KABUL (AFP) – Flash flooding has killed at least 50 people in western Afghanistan, provincial police said on Saturday, a week after hundreds were washed away in the north of the country.
The floods on Friday also destroyed about 2,000 houses, and damaged thousands more homes and businesses, Ghor police spokesman Abdul Rahman Badri said in a statement.
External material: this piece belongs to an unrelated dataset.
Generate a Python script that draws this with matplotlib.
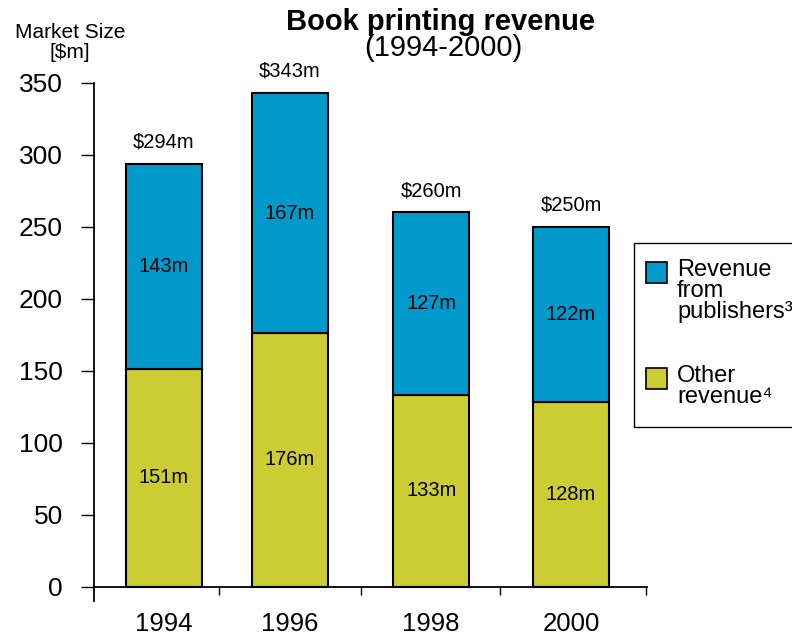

The fresh flooding in the country – which is highly vulnerable to climate change – comes as survivors of the May 10 flash floods in northern Baghlan province continue to search for missing relatives.
“Fifty residents of Ghor province were killed by the floods on Friday and a number of others are missing,” Badri said. “These floods have also killed thousands of cattle… They have destroyed hundreds of hectares of agricultural land, hundreds of bridges and culverts, and destroyed thousands of trees,” he added.
Major roads into and within the province were blocked.
Head of the province’s disaster management department Abu Obaidullah said it was an “emergency situation”.
The floods hit several districts in the province, including the capital Chaghcharan, where the streets “are full of mud”, Obaidullah said.
“The situation is really concerning,” he told AFP, adding that victims were in need of shelter, food
and water.
The UN’s World Food Programme (WFP) and Taleban officials said over 300 people died as a result of the flood disaster earlier this month that left homes and roads coated in thick mud. The destruction of roads and bridges hampered rescue efforts, with United Nations agencies and Taleban authorities warning the death tolls would rise.